The reprisals on both sides include a grisly form of humiliation. Two guards are punished for falling asleep on watch by being tied up with a placard around their necks; a village elder is murdered for fraternising with the Hungarian troops and punished the same way by the partisans with the placard “Traitor”. These ugly signs are almost a primitive war language, a crude declaration of meaning and identity.
And there is the most dangerous label of all: “partisan”. The point is that everyone is a partisan: everyone has picked a side, and everyone can get killed for disloyalty.

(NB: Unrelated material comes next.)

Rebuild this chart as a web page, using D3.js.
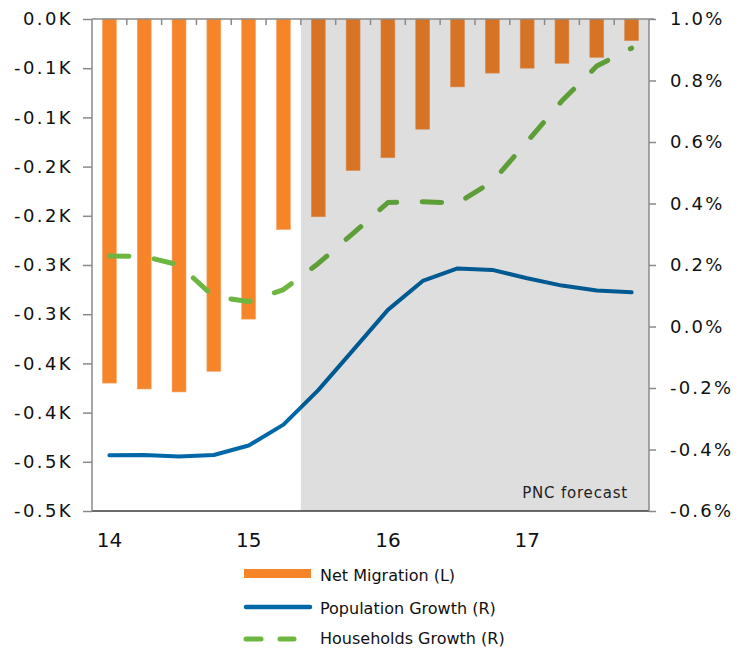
<!DOCTYPE html>
<html>
<head>
<meta charset="utf-8">
<script src="https://cdn.jsdelivr.net/npm/d3@7"></script>
<style>
  html, body { margin: 0; padding: 0; background: #fff; }
  svg { display: block; font-family: "DejaVu Sans", Verdana, sans-serif; }
</style>
</head>
<body>
<svg id="chart" width="750" height="648"></svg>
<script>
// Quarterly periods, 2014Q1 through 2017Q4
const quarters = ["14Q1","14Q2","14Q3","14Q4","15Q1","15Q2","15Q3","15Q4",
                  "16Q1","16Q2","16Q3","16Q4","17Q1","17Q2","17Q3","17Q4"];
const yearLabels = ["14", "15", "16", "17"];
const yearQuarters = ["14Q1", "15Q1", "16Q1", "17Q1"];
const forecastStart = "15Q3";

// Net migration, thousands (left axis)
const netMigration = [-0.370, -0.376, -0.379, -0.358, -0.305, -0.214,
                      -0.201, -0.154, -0.141, -0.112, -0.069, -0.055,
                      -0.050, -0.045, -0.039, -0.022];
// Population growth, % (right axis)
const populationGrowth = [-0.419, -0.418, -0.423, -0.418, -0.387, -0.319,
                          -0.207, -0.077, 0.054, 0.148, 0.189, 0.184,
                          0.157, 0.133, 0.117, 0.111];
// Households growth, % (right axis)
const householdsGrowth = [0.229, 0.228, 0.200, 0.097, 0.081, 0.120,
                          0.205, 0.303, 0.403, 0.406, 0.401, 0.471,
                          0.601, 0.734, 0.847, 0.905];

const leftTicks = [0, -0.05, -0.1, -0.15, -0.2, -0.25, -0.3, -0.35, -0.4, -0.45, -0.5];
const leftTickLabels = ["0.0K","-0.1K","-0.1K","-0.2K","-0.2K","-0.3K","-0.3K","-0.4K","-0.4K","-0.5K","-0.5K"];
const rightTicks = [1.0, 0.8, 0.6, 0.4, 0.2, 0.0, -0.2, -0.4, -0.6];
const rightTickLabels = ["1.0%","0.8%","0.6%","0.4%","0.2%","0.0%","-0.2%","-0.4%","-0.6%"];

const seriesNames = ["Net Migration (L)", "Population Growth (R)", "Households Growth (R)"];
const forecastLabel = "PNC forecast";

const colors = { bar: "#f6852a", pop: "#0068a8", hh: "#6cb641", axis: "#8a8a8a" };

const svg = d3.select("#chart");
const plot = { left: 92, right: 649, top: 19, bottom: 511 };

const x = d3.scaleBand().domain(quarters)
  .range([plot.left, plot.right]).paddingInner(0.6).paddingOuter(0.3);
const step = x.step();
const cx = q => x(q) + x.bandwidth() / 2;
const yL = d3.scaleLinear().domain([-0.5, 0]).range([plot.bottom, plot.top]);
const yR = d3.scaleLinear().domain([-0.6, 1.0]).range([plot.bottom, plot.top]);

// Bars hang down from zero
svg.append("g").selectAll("rect").data(quarters).join("rect")
  .attr("x", q => x(q))
  .attr("width", x.bandwidth())
  .attr("y", yL(0))
  .attr("height", (q, i) => yL(netMigration[i]) - yL(0))
  .attr("fill", colors.bar)
  .attr("stroke", "#f7a467").attr("stroke-width", 0.6);

const line = d3.line();

svg.append("path")
  .attr("d", line(quarters.map((q, i) => [cx(q), yR(populationGrowth[i])])))
  .attr("fill", "none").attr("stroke", colors.pop)
  .attr("stroke-width", 4).attr("stroke-linecap", "round").attr("stroke-linejoin", "round");

svg.append("path")
  .attr("d", line(quarters.map((q, i) => [cx(q), yR(householdsGrowth[i])])))
  .attr("fill", "none").attr("stroke", colors.hh)
  .attr("stroke-width", 5).attr("stroke-linecap", "round").attr("stroke-linejoin", "round")
  .attr("stroke-dasharray", "19.5,25.5");

// Forecast shading darkens everything beneath it
const shadeX = x(forecastStart) - step * x.paddingInner() / 2;
svg.append("rect")
  .attr("x", shadeX).attr("y", plot.top)
  .attr("width", plot.right - shadeX).attr("height", plot.bottom - plot.top)
  .attr("fill", "#000").attr("fill-opacity", 0.13);

svg.append("text")
  .attr("x", 628).attr("y", 498)
  .attr("text-anchor", "end")
  .attr("font-size", 15).attr("letter-spacing", 0.8)
  .attr("fill", "#222")
  .text(forecastLabel);

// Axes
const axisG = svg.append("g");

// top line at zero with category separators
axisG.append("line")
  .attr("x1", plot.left).attr("x2", plot.right + 5)
  .attr("y1", plot.top).attr("y2", plot.top)
  .attr("stroke", colors.axis).attr("stroke-width", 1.5);
axisG.selectAll("line.sep").data(quarters.slice(1)).join("line")
  .attr("class", "sep")
  .attr("x1", q => x(q) - step * x.paddingInner() / 2)
  .attr("x2", q => x(q) - step * x.paddingInner() / 2)
  .attr("y1", plot.top).attr("y2", plot.top + 6)
  .attr("stroke", colors.axis).attr("stroke-width", 1.5);

// bottom line
axisG.append("line")
  .attr("x1", plot.left).attr("x2", plot.right)
  .attr("y1", plot.bottom).attr("y2", plot.bottom)
  .attr("stroke", "#3a3a3a").attr("stroke-width", 1.5);

// left axis
const leftAxis = d3.axisLeft(yL).tickValues(leftTicks)
  .tickFormat((d, i) => leftTickLabels[i]).tickSize(9).tickPadding(10);
const gl = axisG.append("g").attr("transform", `translate(${plot.left},0)`).call(leftAxis);
gl.select(".domain").attr("stroke", colors.axis).attr("stroke-width", 1.5)
  .attr("d", `M0,${plot.top}V${plot.bottom}`);
gl.selectAll(".tick line").attr("stroke", colors.axis).attr("stroke-width", 1.5);
gl.selectAll(".tick text").attr("font-size", 18).attr("letter-spacing", 2.4)
  .attr("fill", "#111").attr("font-family", "DejaVu Sans, sans-serif");

// right axis
const rightAxis = d3.axisRight(yR).tickValues(rightTicks)
  .tickFormat((d, i) => rightTickLabels[i]).tickSize(7).tickPadding(14);
const gr = axisG.append("g").attr("transform", `translate(${plot.right},0)`).call(rightAxis);
gr.select(".domain").attr("stroke", colors.axis).attr("stroke-width", 1.5)
  .attr("d", `M0,${plot.top}V${plot.bottom}`);
gr.selectAll(".tick line").attr("stroke", colors.axis).attr("stroke-width", 1.5);
gr.selectAll(".tick text").attr("font-size", 18).attr("letter-spacing", 2.2)
  .attr("fill", "#111").attr("font-family", "DejaVu Sans, sans-serif");

// year labels under the first quarter of each year
axisG.selectAll("text.year").data(yearLabels).join("text")
  .attr("class", "year")
  .attr("x", (d, i) => cx(yearQuarters[i]))
  .attr("y", 547)
  .attr("text-anchor", "middle")
  .attr("font-size", 20).attr("fill", "#111")
  .text(d => d);

// Legend
const lg = svg.append("g");
lg.append("rect").attr("x", 244).attr("y", 569).attr("width", 67).attr("height", 9)
  .attr("fill", colors.bar);
lg.append("line").attr("x1", 246).attr("x2", 310).attr("y1", 607).attr("y2", 607)
  .attr("stroke", colors.pop).attr("stroke-width", 4.5).attr("stroke-linecap", "round");
[[246, 261], [280, 294]].forEach(([a, b]) => {
  lg.append("line").attr("x1", a).attr("x2", b).attr("y1", 639).attr("y2", 639)
    .attr("stroke", colors.hh).attr("stroke-width", 5).attr("stroke-linecap", "round");
});
lg.selectAll("text").data(seriesNames).join("text")
  .attr("x", 320)
  .attr("y", (d, i) => [581, 614, 644][i])
  .attr("font-size", 16).attr("fill", "#111")
  .text(d => d);
</script>
</body>
</html>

Semetka is loyal to the Nazis: he is hardly a hero, and though he does not witness the brutality, or in some sense chooses not to witness it, he does not dissent from it in any way, merely gratefully accepting Koleszár’s order to return to the city with wounded men. His emotions, his very consciousness, have been worn down to a mute stub.
Natural Light is a reminder of the darkly inspirational potency of Elem Klimov’s 1985 war movie Come and See, surely an influence here, as it has been on Václav Marhoul’s The Painted Bird and Sergei Loznitsa’s In the Fog from 2012. Of course there is also Andrei Tarkovsky’s 1962 film Ivan’s Childhood, whose influences announce themselves in the film’s dreamlike quality and in the startling moment, like something from a Grimm fairy tale, in which Semetka sees a peasant woman buried in the underbrush in the forest, her serene face visible. Is she dead? Hiding? Or perhaps she is frozen there by supernatural forces beyond his understanding, forces of terrible malign power.
• Natural Light is released on 12 November in cinemas and on Curzon Home Cinema.